STATED PROBLEM -
Without the pictures, return all of the material exactly as written.

* begin *

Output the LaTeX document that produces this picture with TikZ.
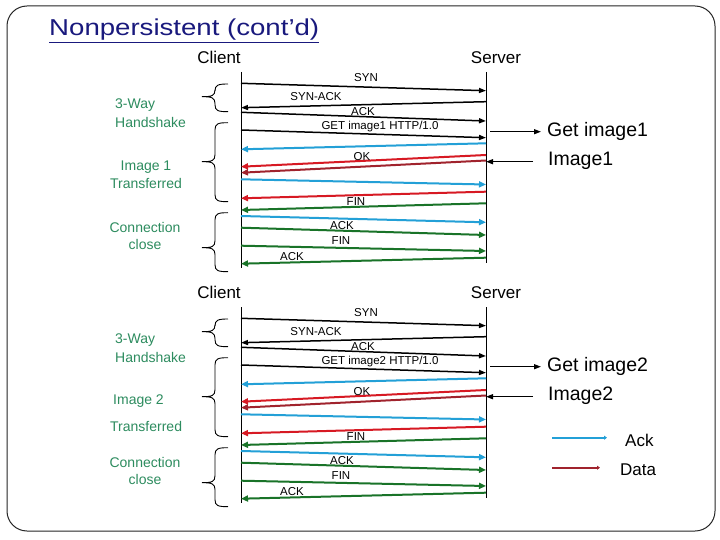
\documentclass[tikz,border=0pt]{standalone}
\usepackage{fontspec}
\setmainfont{Liberation Sans}
\usetikzlibrary{arrows.meta}
\definecolor{ackblue}{RGB}{35,160,215}
\definecolor{datared}{RGB}{215,25,35}
\definecolor{datadark}{RGB}{160,35,45}
\definecolor{fingreen}{RGB}{25,115,40}
\definecolor{lblgreen}{RGB}{45,140,95}
\definecolor{titleblue}{RGB}{25,25,125}
\tikzset{
  blk/.style={line width=1.5pt, black, -{Triangle[length=7pt,width=5pt]}},
  blu/.style={line width=2pt, ackblue, -{Triangle[length=7pt,width=6pt]}},
  red1/.style={line width=2pt, datared, -{Triangle[length=7pt,width=6pt]}},
  red2/.style={line width=2pt, datadark, -{Triangle[length=7pt,width=6pt]}},
  grn/.style={line width=2pt, fingreen, -{Triangle[length=7pt,width=6pt]}},
  msglbl/.style={inner sep=0pt, font=\fontsize{11.5}{13}\selectfont},
  sidelbl/.style={inner sep=0pt, text=lblgreen, font=\fontsize{14}{16.5}\selectfont},
  hostlbl/.style={inner sep=0pt, font=\fontsize{17}{20}\selectfont},
  rightlbl/.style={inner sep=0pt, anchor=west, font=\fontsize{19.5}{22}\selectfont},
  leglbl/.style={inner sep=0pt, anchor=west, font=\fontsize{17}{20}\selectfont},
  vline/.style={line width=1pt, black},
  bracestyle/.style={line width=0.9pt, black},
}
\newcommand\msgarrow[6]{%
  \coordinate (#1a) at (#2,#3);
  \coordinate (#1b) at (#4,#5);
  \draw[#6] (#1a) -- (#1b);}
\newcommand\mybrace[3]{%
  \draw[bracestyle] (228,#1) .. controls (218,#1) and (215,#1+1) .. (215,#1+7)
    -- (215,#2-7) .. controls (215,#2-1) and (212,#2) .. (202,#2)
    .. controls (212,#2) and (215,#2+1) .. (215,#2+7)
    -- (215,#3-7) .. controls (215,#3-1) and (218,#3) .. (228,#3);}
\newcommand\nppart[3]{%
  \node[hostlbl] (client) at (219,57) {Client};
  \node[hostlbl] (server) at (496,58) {Server};
  \coordinate (ctop) at (241,72); \coordinate (cbot) at (241,268);
  \coordinate (stop) at (486,72); \coordinate (sbot) at (486,263);
  \draw[vline] (ctop) -- (cbot);
  \draw[vline] (stop) -- (sbot);
  \msgarrow{m1}{241}{83.3}{486}{90.7}{blk}
  \msgarrow{m2}{486}{101.7}{241}{107.7}{blk}
  \msgarrow{m3}{241}{112.3}{486}{121}{blk}
  \msgarrow{m4}{241}{130}{486}{137.7}{blk}
  \msgarrow{m5}{486}{143.3}{241}{149.3}{blu}
  \msgarrow{m6}{486}{155}{241}{166.7}{red1}
  \msgarrow{m7}{486}{160.5}{241}{172.7}{red2}
  \msgarrow{m8}{241}{179.3}{486}{184.5}{blu}
  \msgarrow{m9}{486}{191.7}{241}{198.3}{red1}
  \msgarrow{m10}{486}{203.3}{241}{210}{grn}
  \msgarrow{m11}{241}{216}{486}{222.3}{blu}
  \msgarrow{m12}{241}{227.7}{486}{235}{grn}
  \msgarrow{m13}{241}{245.7}{486}{251}{grn}
  \msgarrow{m14}{486}{257.7}{241}{263.7}{grn}
  \node[msglbl] (l1) at (366,78) {SYN};
  \node[msglbl] (l2) at (316,97) {SYN-ACK};
  \node[msglbl] (l3) at (363,112) {ACK};
  \node[msglbl] (l4) at (380,127) {#1};
  \node[msglbl] (l6) at (362,157) {OK};
  \node[msglbl] (l10) at (356,202) {FIN};
  \node[msglbl] (l12) at (342,226) {ACK};
  \node[msglbl] (l13) at (341,241) {FIN};
  \node[msglbl] (l14) at (292,257) {ACK};
  \mybrace{84}{96.7}{111.7}
  \mybrace{122.7}{161.7}{201.7}
  \mybrace{212.7}{247.7}{271.7}
  \node[sidelbl, anchor=west] (hs1) at (115,105) {3-Way};
  \node[sidelbl, anchor=west] (hs2) at (115,122) {Handshake};
  \node[sidelbl] (cc1) at (145,227) {Connection};
  \node[sidelbl] (cc2) at (145,244) {close};
  \node[rightlbl] (getlbl) at (547,131) {#2};
  \node[rightlbl] (imglbl) at (548,161) {#3};
  \coordinate (gets) at (490,131.7);
  \coordinate (gete) at (541,131.7);
  \draw[blk, line width=1.2pt] (gets) -- (gete);
  \coordinate (imgs) at (533,161.7);
  \coordinate (imge) at (486,161.7);
  \draw[blk, line width=1.2pt] (imgs) -- (imge);
}
\begin{document}
\begin{tikzpicture}[x=1pt,y=-1pt]
\useasboundingbox (0,0) rectangle (720,540);
\fill[white] (0,0) rectangle (720,540);
\draw[line width=1pt, black!85, rounded corners=20pt] (7,6) rectangle (715,531);
\node[anchor=west, inner sep=0pt, text=titleblue, xscale=1.2,
      font=\fontsize{23}{26}\selectfont] (title) at (49,31) {\underline{Nonpersistent (cont’d)}};
\begin{scope}[name prefix=A-]
  \nppart{GET image1 HTTP/1.0}{Get image1}{Image1}
  \node[sidelbl] (tr1) at (146,167) {Image 1};
  \node[sidelbl] (tr2) at (146,183) {Transferred};
\end{scope}
\begin{scope}[yshift=-235pt, name prefix=B-]
  \nppart{GET image2 HTTP/1.0}{Get image2}{Image2}
  \node[sidelbl, anchor=west] (tr1) at (113,166.5) {Image 2};
  \node[sidelbl, anchor=west] (tr2) at (110,191) {Transferred};
\end{scope}
\coordinate (ackA) at (552,437.7);
\coordinate (ackB) at (607,437.7);
\draw[line width=2pt, ackblue, -{Triangle[length=3pt,width=4pt]}] (ackA) -- (ackB);
\node[leglbl] (acklbl) at (625,440) {Ack};
\coordinate (datA) at (552,467.7);
\coordinate (datB) at (600,467.7);
\draw[line width=2pt, datadark, -{Triangle[length=3pt,width=4pt]}] (datA) -- (datB);
\node[leglbl] (datlbl) at (620,470) {Data};
\end{tikzpicture}
\end{document}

* end *

CORRECT RESULT -
Output the LaTeX document that produces this picture with TikZ.
\documentclass[tikz,border=0pt]{standalone}
\usepackage{fontspec}
\setmainfont{Liberation Sans}
\usetikzlibrary{arrows.meta}
\definecolor{ackblue}{RGB}{35,160,215}
\definecolor{datared}{RGB}{215,25,35}
\definecolor{datadark}{RGB}{160,35,45}
\definecolor{fingreen}{RGB}{25,115,40}
\definecolor{lblgreen}{RGB}{45,140,95}
\definecolor{titleblue}{RGB}{25,25,125}
\tikzset{
  blk/.style={line width=1.5pt, black, -{Triangle[length=7pt,width=5pt]}},
  blu/.style={line width=2pt, ackblue, -{Triangle[length=7pt,width=6pt]}},
  red1/.style={line width=2pt, datared, -{Triangle[length=7pt,width=6pt]}},
  red2/.style={line width=2pt, datadark, -{Triangle[length=7pt,width=6pt]}},
  grn/.style={line width=2pt, fingreen, -{Triangle[length=7pt,width=6pt]}},
  msglbl/.style={inner sep=0pt, font=\fontsize{11.5}{13}\selectfont},
  sidelbl/.style={inner sep=0pt, text=lblgreen, font=\fontsize{14}{16.5}\selectfont},
  hostlbl/.style={inner sep=0pt, font=\fontsize{17}{20}\selectfont},
  rightlbl/.style={inner sep=0pt, anchor=west, font=\fontsize{19.5}{22}\selectfont},
  leglbl/.style={inner sep=0pt, anchor=west, font=\fontsize{17}{20}\selectfont},
  vline/.style={line width=1pt, black},
  bracestyle/.style={line width=0.9pt, black},
}
\newcommand\msgarrow[6]{%
  \coordinate (#1a) at (#2,#3);
  \coordinate (#1b) at (#4,#5);
  \draw[#6] (#1a) -- (#1b);}
\newcommand\mybrace[3]{%
  \draw[bracestyle] (228,#1) .. controls (218,#1) and (215,#1+1) .. (215,#1+7)
    -- (215,#2-7) .. controls (215,#2-1) and (212,#2) .. (202,#2)
    .. controls (212,#2) and (215,#2+1) .. (215,#2+7)
    -- (215,#3-7) .. controls (215,#3-1) and (218,#3) .. (228,#3);}
\newcommand\nppart[3]{%
  \node[hostlbl] (client) at (219,57) {Client};
  \node[hostlbl] (server) at (496,58) {Server};
  \coordinate (ctop) at (241,72); \coordinate (cbot) at (241,268);
  \coordinate (stop) at (486,72); \coordinate (sbot) at (486,263);
  \draw[vline] (ctop) -- (cbot);
  \draw[vline] (stop) -- (sbot);
  \msgarrow{m1}{241}{83.3}{486}{90.7}{blk}
  \msgarrow{m2}{486}{101.7}{241}{107.7}{blk}
  \msgarrow{m3}{241}{112.3}{486}{121}{blk}
  \msgarrow{m4}{241}{130}{486}{137.7}{blk}
  \msgarrow{m5}{486}{143.3}{241}{149.3}{blu}
  \msgarrow{m6}{486}{155}{241}{166.7}{red1}
  \msgarrow{m7}{486}{160.5}{241}{172.7}{red2}
  \msgarrow{m8}{241}{179.3}{486}{184.5}{blu}
  \msgarrow{m9}{486}{191.7}{241}{198.3}{red1}
  \msgarrow{m10}{486}{203.3}{241}{210}{grn}
  \msgarrow{m11}{241}{216}{486}{222.3}{blu}
  \msgarrow{m12}{241}{227.7}{486}{235}{grn}
  \msgarrow{m13}{241}{245.7}{486}{251}{grn}
  \msgarrow{m14}{486}{257.7}{241}{263.7}{grn}
  \node[msglbl] (l1) at (366,78) {SYN};
  \node[msglbl] (l2) at (316,97) {SYN-ACK};
  \node[msglbl] (l3) at (363,112) {ACK};
  \node[msglbl] (l4) at (380,127) {#1};
  \node[msglbl] (l6) at (362,157) {OK};
  \node[msglbl] (l10) at (356,202) {FIN};
  \node[msglbl] (l12) at (342,226) {ACK};
  \node[msglbl] (l13) at (341,241) {FIN};
  \node[msglbl] (l14) at (292,257) {ACK};
  \mybrace{84}{96.7}{111.7}
  \mybrace{122.7}{161.7}{201.7}
  \mybrace{212.7}{247.7}{271.7}
  \node[sidelbl, anchor=west] (hs1) at (115,105) {3-Way};
  \node[sidelbl, anchor=west] (hs2) at (115,122) {Handshake};
  \node[sidelbl] (cc1) at (145,227) {Connection};
  \node[sidelbl] (cc2) at (145,244) {close};
  \node[rightlbl] (getlbl) at (547,131) {#2};
  \node[rightlbl] (imglbl) at (548,161) {#3};
  \coordinate (gets) at (490,131.7);
  \coordinate (gete) at (541,131.7);
  \draw[blk, line width=1.2pt] (gets) -- (gete);
  \coordinate (imgs) at (533,161.7);
  \coordinate (imge) at (486,161.7);
  \draw[blk, line width=1.2pt] (imgs) -- (imge);
}
\begin{document}
\begin{tikzpicture}[x=1pt,y=-1pt]
\useasboundingbox (0,0) rectangle (720,540);
\fill[white] (0,0) rectangle (720,540);
\draw[line width=1pt, black!85, rounded corners=20pt] (7,6) rectangle (715,531);
\node[anchor=west, inner sep=0pt, text=titleblue, xscale=1.2,
      font=\fontsize{23}{26}\selectfont] (title) at (49,31) {\underline{Nonpersistent (cont’d)}};
\begin{scope}[name prefix=A-]
  \nppart{GET image1 HTTP/1.0}{Get image1}{Image1}
  \node[sidelbl] (tr1) at (146,167) {Image 1};
  \node[sidelbl] (tr2) at (146,183) {Transferred};
\end{scope}
\begin{scope}[yshift=-235pt, name prefix=B-]
  \nppart{GET image2 HTTP/1.0}{Get image2}{Image2}
  \node[sidelbl, anchor=west] (tr1) at (113,166.5) {Image 2};
  \node[sidelbl, anchor=west] (tr2) at (110,191) {Transferred};
\end{scope}
\coordinate (ackA) at (552,437.7);
\coordinate (ackB) at (607,437.7);
\draw[line width=2pt, ackblue, -{Triangle[length=3pt,width=4pt]}] (ackA) -- (ackB);
\node[leglbl] (acklbl) at (625,440) {Ack};
\coordinate (datA) at (552,467.7);
\coordinate (datB) at (600,467.7);
\draw[line width=2pt, datadark, -{Triangle[length=3pt,width=4pt]}] (datA) -- (datB);
\node[leglbl] (datlbl) at (620,470) {Data};
\end{tikzpicture}
\end{document}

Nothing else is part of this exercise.